Der investigative US-Journalist Seymour Hersh (87) macht in einem aktuellen Text deutlich, «dass man eine Präsidentschaft nicht nach ihrem Äußeren beurteilen kann». Er beschreibt in kurzen Notizen, wie US-Präsidenten im Amt oft eine andere Politik machten und machen als die, welche nach dem Wahlkampf von ihnen erwartet wurde.
«Ich mochte die Außenpolitik der Biden-Regierung nicht besonders und machte mir als Journalist und Bürger große Sorgen darüber, was das neue Team von Donald Trump tun würde. Aber ich habe vor langer Zeit gelernt, dass man eine Präsidentschaft nicht nach ihrem Äußeren beurteilen kann.»

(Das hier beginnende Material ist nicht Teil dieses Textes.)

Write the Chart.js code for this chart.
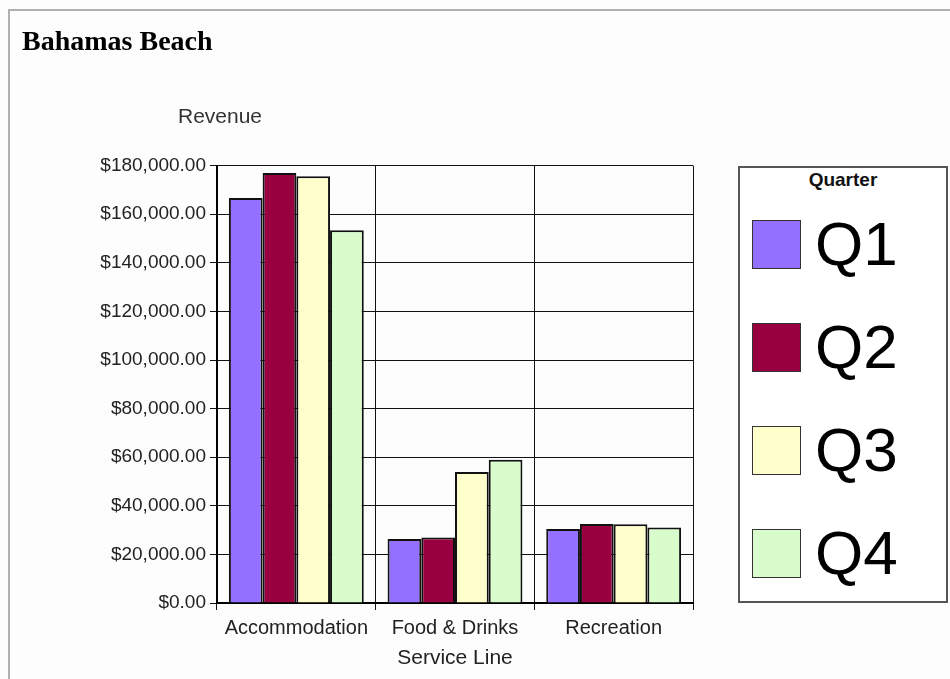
<!DOCTYPE html>
<html>
<head>
<meta charset="utf-8">
<title>Bahamas Beach</title>
<script src="https://cdn.jsdelivr.net/npm/chart.js@4/dist/chart.umd.min.js"></script>
<style>
    html, body {
        margin: 0;
        padding: 0;
        background: #fff;
    }
    #page {
        position: relative;
        width: 950px;
        height: 679px;
        overflow: hidden;
        background: #fdfdfd;
    }
    #frame {
        position: absolute;
        left: 8px;
        top: 9px;
        right: -4px;
        bottom: -4px;
        border-top: 2px solid #b0b0b0;
        border-left: 2px solid #b0b0b0;
    }
    #revenue-chart {
        position: absolute;
        left: 0;
        top: 0;
    }
    #legend {
        position: absolute;
        left: 738px;
        top: 166px;
        width: 206px;
        height: 433px;
        border: 2px solid #555;
        background: #fff;
        font-family: 'Liberation Sans', Arial, sans-serif;
    }
    #legend .legend-title {
        text-align: center;
        font-weight: bold;
        font-size: 19px;
        margin-top: 1px;
        color: #111;
    }
    #legend .legend-item {
        position: absolute;
        left: 12px;
        display: flex;
        align-items: center;
    }
    #legend .swatch {
        width: 47px;
        height: 47px;
        border: 1px solid #333;
        margin-right: 14px;
    }
    #legend .label {
        font-size: 62px;
        line-height: 62px;
        color: #000;
    }
</style>
</head>
<body>
<div id="page">
    <div id="frame"></div>
    <canvas id="revenue-chart" width="720" height="679"></canvas>
    <div id="legend"></div>
</div>
<script>
// Revenue per service line, by quarter
const serviceLines = ['Accommodation', 'Food & Drinks', 'Recreation'];
const quarters = ['Q1', 'Q2', 'Q3', 'Q4'];
const q1Revenue = [166700, 26300, 30500];
const q2Revenue = [177000, 27000, 32500];
const q3Revenue = [175600, 53900, 32400];
const q4Revenue = [153400, 59000, 31100];
const yTicks = [0, 20000, 40000, 60000, 80000, 100000, 120000, 140000, 160000, 180000];

const quarterColors = ['#9370ff', '#990040', '#ffffcc', '#d8fccc'];
const sansFont = "'Liberation Sans', Arial, sans-serif";

function formatDollars(value) {
    return '$' + value.toLocaleString('en-US', { minimumFractionDigits: 2, maximumFractionDigits: 2 });
}

// "Revenue" caption sits above the value axis, not rotated beside it
const revenueCaption = {
    id: 'revenueCaption',
    afterDraw(chart) {
        const { ctx, chartArea } = chart;
        ctx.save();
        ctx.font = '21px ' + sansFont;
        ctx.fillStyle = '#333';
        ctx.textAlign = 'center';
        ctx.textBaseline = 'middle';
        ctx.fillText('Revenue', chartArea.left + 3, chartArea.top - 48);
        ctx.restore();
    }
};

const seriesValues = [q1Revenue, q2Revenue, q3Revenue, q4Revenue];

const chart = new Chart(document.getElementById('revenue-chart'), {
    type: 'bar',
    data: {
        labels: serviceLines,
        datasets: quarters.map((q, i) => ({
            label: q,
            data: seriesValues[i],
            backgroundColor: quarterColors[i],
            borderColor: '#111',
            borderWidth: 2,
            borderSkipped: 'bottom',
            categoryPercentage: 0.85,
            barPercentage: 1.0,
        })),
    },
    options: {
        responsive: false,
        animation: false,
        layout: {
            padding: { left: 22, right: 27, top: 0, bottom: 0 },
        },
        plugins: {
            legend: { display: false },
            tooltip: { enabled: false },
            title: {
                display: true,
                text: 'Bahamas Beach',
                align: 'start',
                color: '#000',
                font: { family: "'Liberation Serif', 'Times New Roman', serif", size: 28, weight: 'bold' },
                padding: { top: 26, bottom: 106 },
            },
        },
        scales: {
            x: {
                grid: {
                    color: '#111',
                    lineWidth: 1,
                    offset: true,
                    tickLength: 7,
                },
                border: { color: '#000', width: 2 },
                ticks: {
                    color: '#222',
                    font: { family: sansFont, size: 20 },
                    padding: 6,
                    maxRotation: 0,
                },
                title: {
                    display: true,
                    text: 'Service Line',
                    color: '#222',
                    font: { family: sansFont, size: 21 },
                    padding: { top: 0, bottom: 8 },
                },
                afterFit(scale) {
                    scale.height = 76;
                },
            },
            y: {
                min: 0,
                max: 180000,
                afterBuildTicks(scale) {
                    scale.ticks = yTicks.map(v => ({ value: v }));
                },
                grid: {
                    color: '#111',
                    lineWidth: 1,
                    tickLength: 7,
                },
                border: { color: '#000', width: 2 },
                ticks: {
                    color: '#222',
                    font: { family: sansFont, size: 19 },
                    padding: 4,
                    callback: value => formatDollars(value),
                },
                afterFit(scale) {
                    scale.width = 195;
                },
            },
        },
    },
    plugins: [revenueCaption],
});

// Build the boxed legend from the chart's own datasets
function buildLegend(chart) {
    const legend = document.getElementById('legend');
    legend.innerHTML = '<div class="legend-title">Quarter</div>';
    chart.data.datasets.forEach((ds, i) => {
        const item = document.createElement('div');
        item.className = 'legend-item';
        item.style.top = (45 + i * 103) + 'px';
        item.innerHTML = `<div class="swatch" style="background:${ds.backgroundColor}"></div>` +
            `<span class="label">${ds.label}</span>`;
        legend.appendChild(item);
    });
}
buildLegend(chart);
</script>
</body>
</html>
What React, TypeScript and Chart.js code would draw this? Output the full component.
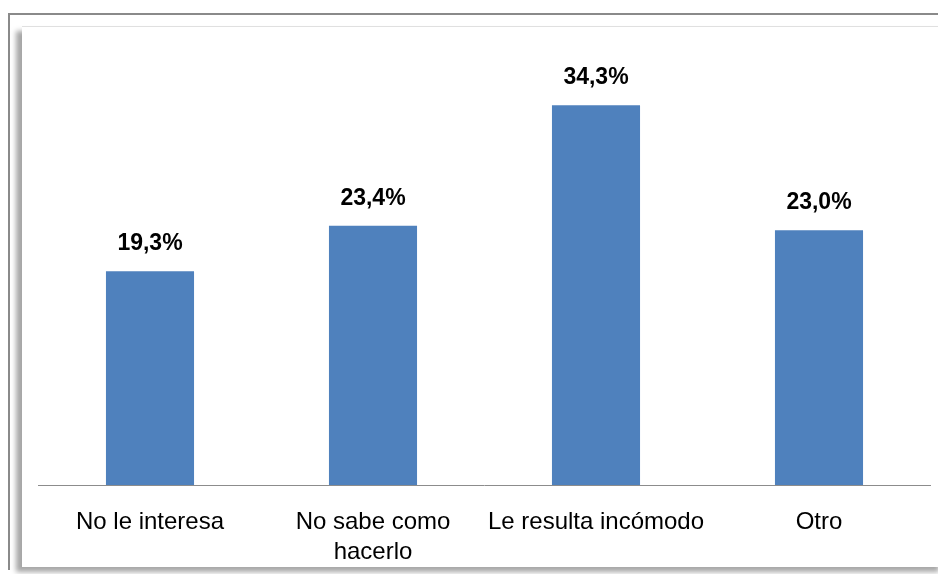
import React, { useEffect, useRef } from "react";
import { Chart, registerables } from "chart.js";

Chart.register(...registerables);

const categories: (string | string[])[] = [
  "No le interesa",
  ["No sabe como", "hacerlo"],
  "Le resulta incómodo",
  "Otro",
];
const values: number[] = [19.3, 23.4, 34.3, 23.0];
const valueLabels: string[] = ["19,3%", "23,4%", "34,3%", "23,0%"];

const barLabelPlugin = {
  id: "barLabels",
  afterDatasetsDraw(chart: any) {
    const ctx = chart.ctx;
    const meta = chart.getDatasetMeta(0);
    ctx.save();
    ctx.font = "bold 23px 'Liberation Sans', Arial, sans-serif";
    ctx.fillStyle = "#000";
    ctx.textAlign = "center";
    ctx.textBaseline = "alphabetic";
    meta.data.forEach((bar: any, i: number) => {
      ctx.fillText(valueLabels[i], bar.x, bar.y - 21);
    });
    ctx.restore();
  },
};

export default function App() {
  const ref = useRef<HTMLCanvasElement>(null);
  useEffect(() => {
    if (!ref.current) return;
    const chart = new Chart(ref.current, {
      type: "bar",
      data: {
        labels: categories,
        datasets: [
          {
            data: values,
            backgroundColor: "#4F81BD",
            borderWidth: 0,
            categoryPercentage: 1,
            barPercentage: 0.395,
          },
        ],
      },
      options: {
        animation: false,
        responsive: false,
        maintainAspectRatio: false,
        layout: { padding: { left: 30.5, right: 7.5, top: 34, bottom: -21 } },
        plugins: {
          legend: { display: false },
          tooltip: { enabled: false },
        },
        scales: {
          x: {
            grid: { display: false, drawTicks: false },
            border: { display: true, color: "#8c8c8c", width: 1 },
            ticks: {
              color: "#000",
              padding: 22,
              maxRotation: 0,
              autoSkip: false,
              font: { family: "'Liberation Sans', Arial, sans-serif", size: 24, lineHeight: 1.25 },
            },
          },
          y: {
            display: false,
            min: 0,
            max: 40,
          },
        },
      },
      plugins: [barLabelPlugin],
    });
    return () => chart.destroy();
  }, []);

  return (
    <div style={{ position: "relative", width: 938, height: 566 }}>
      <div
        style={{
          position: "absolute",
          left: 0,
          top: 5,
          width: 938,
          height: 557,
          borderTop: "2px solid #8a8a8a",
          borderLeft: "2px solid #8a8a8a",
          boxSizing: "border-box",
        }}
      />
      <div
        style={{
          position: "absolute",
          left: 14,
          top: 18,
          width: 923,
          height: 541,
          borderTop: "1px solid #e0e0e0",
          borderRight: "2px solid #9a9a9a",
          boxSizing: "border-box",
          background: "#fff",
          boxShadow: "-6px 5px 5px rgba(0,0,0,0.35)",
        }}
      />
      <canvas
        ref={ref}
        width={930}
        height={560}
        style={{ position: "absolute", left: 0, top: 0, width: 930, height: 560 }}
      />
    </div>
  );
}
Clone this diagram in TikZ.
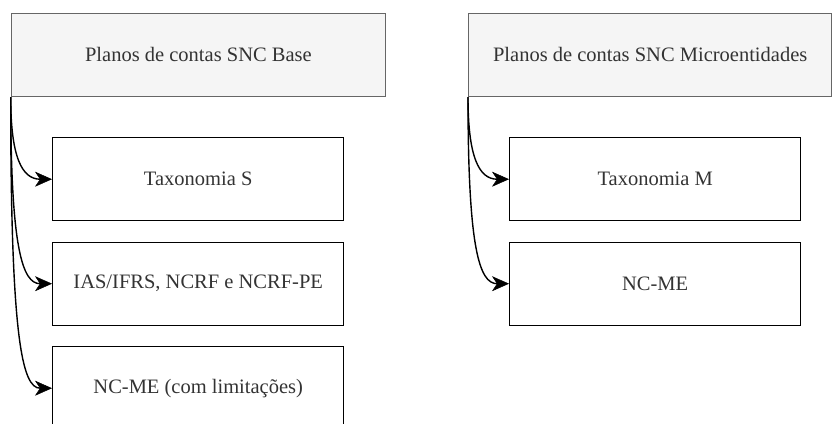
\documentclass[tikz,border=0pt]{standalone}
\usepackage{fontspec}
\setmainfont{Liberation Serif}
\usetikzlibrary{arrows.meta}
\definecolor{hdrfill}{HTML}{F5F5F5}
\definecolor{hdrline}{HTML}{666666}
\definecolor{txtgray}{HTML}{333333}
\begin{document}
\begin{tikzpicture}[x=1pt,y=-1pt,
  hdr/.style={draw=hdrline,fill=hdrfill,line width=1.4pt,anchor=north west,inner sep=0pt,font=\fontsize{20.5}{24}\selectfont,text=txtgray},
  child/.style={draw=black,line width=1.4pt,anchor=north west,minimum width=291pt,minimum height=83pt,inner sep=0pt,font=\fontsize{20.5}{24}\selectfont,text=txtgray},
  conn/.style={line width=1.4pt,-{Stealth[length=17pt,width=15pt,inset=5pt,fill=black,line width=0.5pt]}}]
\useasboundingbox (0,0) rectangle (832,423);
\node[hdr,minimum width=374pt,minimum height=83pt] (hL) at (10.7,12.7) {Planos de contas SNC Base};
\node[hdr,minimum width=363pt,minimum height=83pt] (hR) at (468,12.7) {Planos de contas SNC Microentidades};
\node[child] (c1) at (52,137) {Taxonomia S};
\node[child] (c2) at (52,241.5) {IAS/IFRS, NCRF e NCRF-PE};
\node[child] (c3) at (52,346) {NC-ME (com limitações)};
\node[child] (d1) at (509,137) {Taxonomia M};
\node[child] (d2) at (509,241.5) {NC-ME};
\draw[conn] (hL.south west) .. controls ([yshift=-60pt]hL.south west) and ([xshift=-30pt]c1.west) .. (c1.west);
\draw[conn] (hL.south west) .. controls ([yshift=-150pt]hL.south west) and ([xshift=-30pt]c2.west) .. (c2.west);
\draw[conn] (hL.south west) .. controls ([yshift=-240pt]hL.south west) and ([xshift=-30pt]c3.west) .. (c3.west);
\draw[conn] (hR.south west) .. controls ([yshift=-60pt]hR.south west) and ([xshift=-30pt]d1.west) .. (d1.west);
\draw[conn] (hR.south west) .. controls ([yshift=-150pt]hR.south west) and ([xshift=-30pt]d2.west) .. (d2.west);
\end{tikzpicture}
\end{document}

Hersh berichtet von eigenen Erfahrungen aus der Zeit Ende der 1960er Jahre, als er als Pressesprecher des damaligen demokratischen Präsidentschaftskandidaten Eugene McCarthy aus Minnesota arbeitete. Dieser versuchte, gegen Amtsinhaber Lyndon B. Johnson anzutreten, der damals für eine zweite Amtszeit kandidierte und den Vietnamkrieg, den er geerbt hatte, durch massive Bombenangriffe eskalieren ließ.
McCarthy, ein Mitglied des Ausschusses für auswärtige Beziehungen, habe damals gewarnt, als es darum ging, mehr junge Männer aus den Ghettos und Barrios der USA anzuwerben, wo die Bildungschancen geringer waren und es heute noch sind. Er habe ein solches Vorgehen öffentlich als «die Farbe der Leichen ändern» bezeichnet.
Hersh berichtet, dass er bei einer der Wahlkampfveranstaltungen von einem erfahrenen Journalisten eine Episode erfuhr, bei der John F. Kennedy und Noam Chomsky, der Linguist und Politikkritiker, eine Rolle spielten. Der Journalist Peter Lisagor habe am 20. Januar 1961 die Amtseinführung 1961 des «glamourösen» John F. Kennedy mit einer Gruppe von Studenten und Fakultätsmitgliedern vom MIT in einer Cafeteria im Fernsehen beobachtet.
Als der Oberste Richter der USA, Earl Warren, Kennedy zum Präsidenten ernannte, habe ein junger Fakultätswissenschaftler namens Noam Chomsky die kleine Menge verblüfft. Und das, weil er über Kennedy und seine Harvard-Verbindungen gesagt habe: «Und jetzt beginnt der Terror.»
Das widersprach sehr dem Bild, das die Öffentlichkeit nicht nur in den USA vom jungen 35. US-Präsidenten hatte und klingt heute noch überraschend. Chomskys Argument sei gewesen, dass Kennedys Vorstellung vom US-amerikanischen Exzeptionalismus in Vietnam nicht funktionieren würde – «und das tat es auch nicht».
«Und Lisagors Argument war für mich, wie ich im Laufe der Jahre verstand, dass man nicht immer sagen kann, welcher Präsident ein Friedensstifter und welcher ein Zerstörer sein wird.»
Hersh selbst hat später ein Buch über Schein und Sein von Kennedy veröffentlicht: «The Dark Side of Camelot» (Deutsch: «Kennedy – Das Ende einer Legende», 1997).
Der renommierte US-Journalist erinnert daran, dass Joseph «Joe» Biden von Frieden sprach und die US-Truppen aus Afghanistan abgezogen habe (was aber Trump in seiner ersten Amtszeit vorbereitet hatte). Aber Biden habe dazu beigetragen, die EU und die USA in einen Krieg gegen Russland in der Ukraine zu verwickeln, und habe Benjamin Netanjahus Krieg gegen die Hamas «und letztlich gegen das palästinensische Volk in Gaza» unterstützt.
Trump gebe sich immer hart, so Hersh, «aber einer seiner ersten großen Schritte im Ausland nach seinem Wahlsieg als Präsident bestand darin, seine leitenden Mitarbeiter anzuweisen, mit Bidens außenpolitischen Mitarbeitern zusammenzuarbeiten, um vielleicht einen Krieg in Gaza zu beenden und unzählige Menschenleben zu retten». Den Informationen zufolge führe das Trump-Team «ernsthafte Gespräche», um den Ukraine-Krieg zu beenden.
«Man weiß nie», endet der Text des US-Journalisten.